Additionally taken from the output of the inverter 62 is a MW output, which is high whenever the microwave generating system 52 is to be energized.

The output of the inverter 62 is also connected, through an interrupted connection X1-Y1 to the input of an inverter 64, the output of which gates the triac 58 when high to energize the representative heating element 54. In FIG. 3, if the lines X1 and Y1 were directly connected, removing the interruption, the circuit would be similar to that of the output portion of a circuit disclosed in the above-mentioned copending Hurko and Payne application Ser. No. 911,615. In the circuit disclosed herein embodying the present invention, the connection between the inverters 62 and 64 is broken so as to allow additional control over the energization of the representative resistive heating element 54.

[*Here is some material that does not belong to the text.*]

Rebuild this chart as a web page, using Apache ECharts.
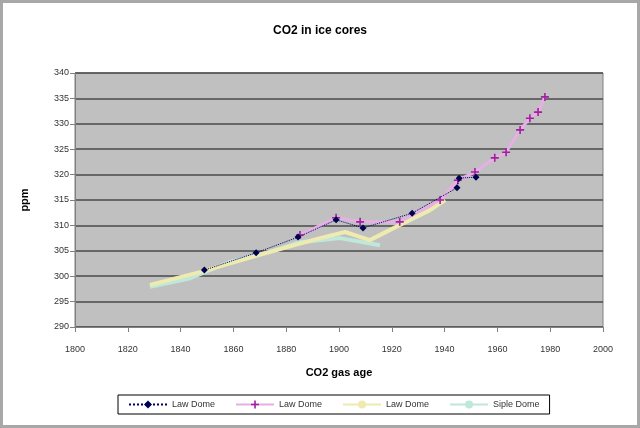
<!DOCTYPE html>
<html>
<head>
<meta charset="utf-8">
<script src="https://cdn.jsdelivr.net/npm/echarts@6/dist/echarts.min.js"></script>
<style>
html,body{margin:0;padding:0;background:#fff;}
#frame{position:absolute;left:0;top:0;width:634px;height:422px;border:3px solid #a8a8a8;}
#chart{position:absolute;left:0;top:0;width:640px;height:428px;}
</style>
</head>
<body>
<div id="frame"></div>
<div id="chart"></div>
<script>
// Axis ticks
const xTicks = [1800, 1820, 1840, 1860, 1880, 1900, 1920, 1940, 1960, 1980, 2000];
const yTicks = [290, 295, 300, 305, 310, 315, 320, 325, 330, 335, 340];

// Series 1: Law Dome (navy, diamonds)
const lawDome1Years = [1849, 1868.6, 1884.5, 1898.9, 1909.1, 1927.7, 1944.7, 1945.5, 1951.9];
const lawDome1Ppm   = [301.2, 304.6, 307.7, 311.1, 309.5, 312.4, 317.4, 319.3, 319.5];

// Series 2: Law Dome (magenta, crosses)
const lawDome2Years = [1885.2, 1898.9, 1908, 1923, 1938.3, 1945, 1951.5, 1959, 1963.3, 1968.6, 1972.3, 1975.4, 1978];
const lawDome2Ppm   = [308.1, 311.5, 310.7, 310.7, 315.0, 318.9, 320.5, 323.3, 324.4, 328.8, 331.1, 332.3, 335.3];

// Series 3: Law Dome (pale yellow line)
const lawDome3Years = [1828.4, 1847.3, 1873.9, 1892.8, 1902.3, 1911.7, 1923.1, 1934.5, 1940.2];
const lawDome3Ppm   = [298.3, 300.8, 304.8, 307.5, 308.7, 307.1, 310.1, 313.0, 315.0];

// Series 4: Siple Dome (pale cyan line)
const sipleYears = [1828.4, 1843.6, 1858.7, 1873.9, 1885.2, 1900.4, 1915.5];
const siplePpm   = [297.9, 299.6, 302.8, 304.8, 306.7, 307.5, 306.1];

function pairs(xs, ys) { return xs.map((x, i) => [x, ys[i]]); }

const plus = 'path://M4,0H6V4H10V6H6V10H4V6H0V4H4Z';

const chart = echarts.init(document.getElementById('chart'));
chart.setOption({
  animation: false,
  textStyle: { fontFamily: 'Liberation Sans, Arial, sans-serif' },
  title: {
    text: 'CO2 in ice cores', left: 'center', top: 20,
    textStyle: { fontSize: 12, fontWeight: 'bold', color: '#000' }
  },
  grid: {
    left: 75, right: 37, top: 73, bottom: 101,
    show: true, backgroundColor: '#c0c0c0', borderColor: '#808080', borderWidth: 1
  },
  xAxis: {
    type: 'value', min: xTicks[0], max: xTicks[xTicks.length - 1], interval: 20,
    name: 'CO2 gas age', nameLocation: 'middle', nameGap: 40,
    nameTextStyle: { fontSize: 11, fontWeight: 'bold', color: '#000' },
    axisLine: { show: true, lineStyle: { color: '#808080' } },
    axisTick: { show: true, lineStyle: { color: '#808080' } },
    axisLabel: { fontSize: 9, color: '#333', margin: 18, formatter: v => String(v) },
    splitLine: { show: false }
  },
  yAxis: {
    type: 'value', min: yTicks[0], max: yTicks[yTicks.length - 1], interval: 5,
    name: 'ppm', nameLocation: 'middle', nameGap: 45,
    nameTextStyle: { fontSize: 11, fontWeight: 'bold', color: '#000' },
    axisLine: { show: true, lineStyle: { color: '#808080' } },
    axisTick: { show: true, lineStyle: { color: '#808080' } },
    axisLabel: { fontSize: 9, color: '#333', margin: 6 },
    splitLine: { show: true, lineStyle: { color: '#4a4a4a', width: 1.5 } }
  },
  legend: {
    left: 118, top: 395, orient: 'horizontal',
    borderColor: '#000', borderWidth: 1, padding: [5, 10],
    itemGap: 20, itemWidth: 38, itemHeight: 10,
    textStyle: { fontSize: 9, color: '#333' },
    data: [
      { name: 'Law Dome' },
      { name: 'Law Dome ' },
      { name: 'Law Dome  ' },
      { name: 'Siple Dome' }
    ],
    formatter: n => n.trim()
  },
  series: [
    {
      name: 'Law Dome', type: 'line', data: pairs(lawDome1Years, lawDome1Ppm),
      symbol: 'diamond', symbolSize: 7, showAllSymbol: true,
      lineStyle: { color: '#000060', width: 1, type: 'dotted' },
      itemStyle: { color: '#000050' }, z: 5
    },
    {
      name: 'Law Dome ', type: 'line', data: pairs(lawDome2Years, lawDome2Ppm),
      symbol: plus, symbolSize: 8, showAllSymbol: true,
      lineStyle: { color: '#e6b0e6', width: 3 },
      itemStyle: { color: '#a020a0' }, z: 4
    },
    {
      name: 'Law Dome  ', type: 'line', data: pairs(lawDome3Years, lawDome3Ppm),
      symbol: 'none',
      lineStyle: { color: '#eeeab0', width: 4 },
      itemStyle: { color: '#eeeab0' }, z: 3
    },
    {
      name: 'Siple Dome', type: 'line', data: pairs(sipleYears, siplePpm),
      symbol: 'none',
      lineStyle: { color: '#bfe8d8', width: 4 },
      itemStyle: { color: '#bfe8d8' }, z: 2
    }
  ]
});
</script>
</body>
</html>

In FIG. 3, the input signal applied along the conductor 60 generally controls which of the load devices 54 or 56 is energized at its full rated power level. Assuming the lines X1 and Y1 are directly connected, when the input line 60 is high, the output of the inverter 62 is low, and the resulting logic high output of the inverter 64 gates the triac 58 to energize the representative resistive heating element 54. At the same time, the low output of the inverter 62 causes the triac 56 to be gated off. Conversely, with the input signal applied along the line 60 to the inverter 62 is low, the output of the inverter 62 is high to gate the triac 56, energizing the microwave energy generating system 52. At the same time the output of the inverter 62 is low, causing the triac 58 to be gated off. As is known, the characteristics of the triacs 56 and 58 are such that after gate drive is terminated the triac remains conducting until the load current passes through zero. With the substantially nonreactive load presented by the representative resistive heating element 54, zero load current points coincide with zero voltage points of the incoming AC waveform.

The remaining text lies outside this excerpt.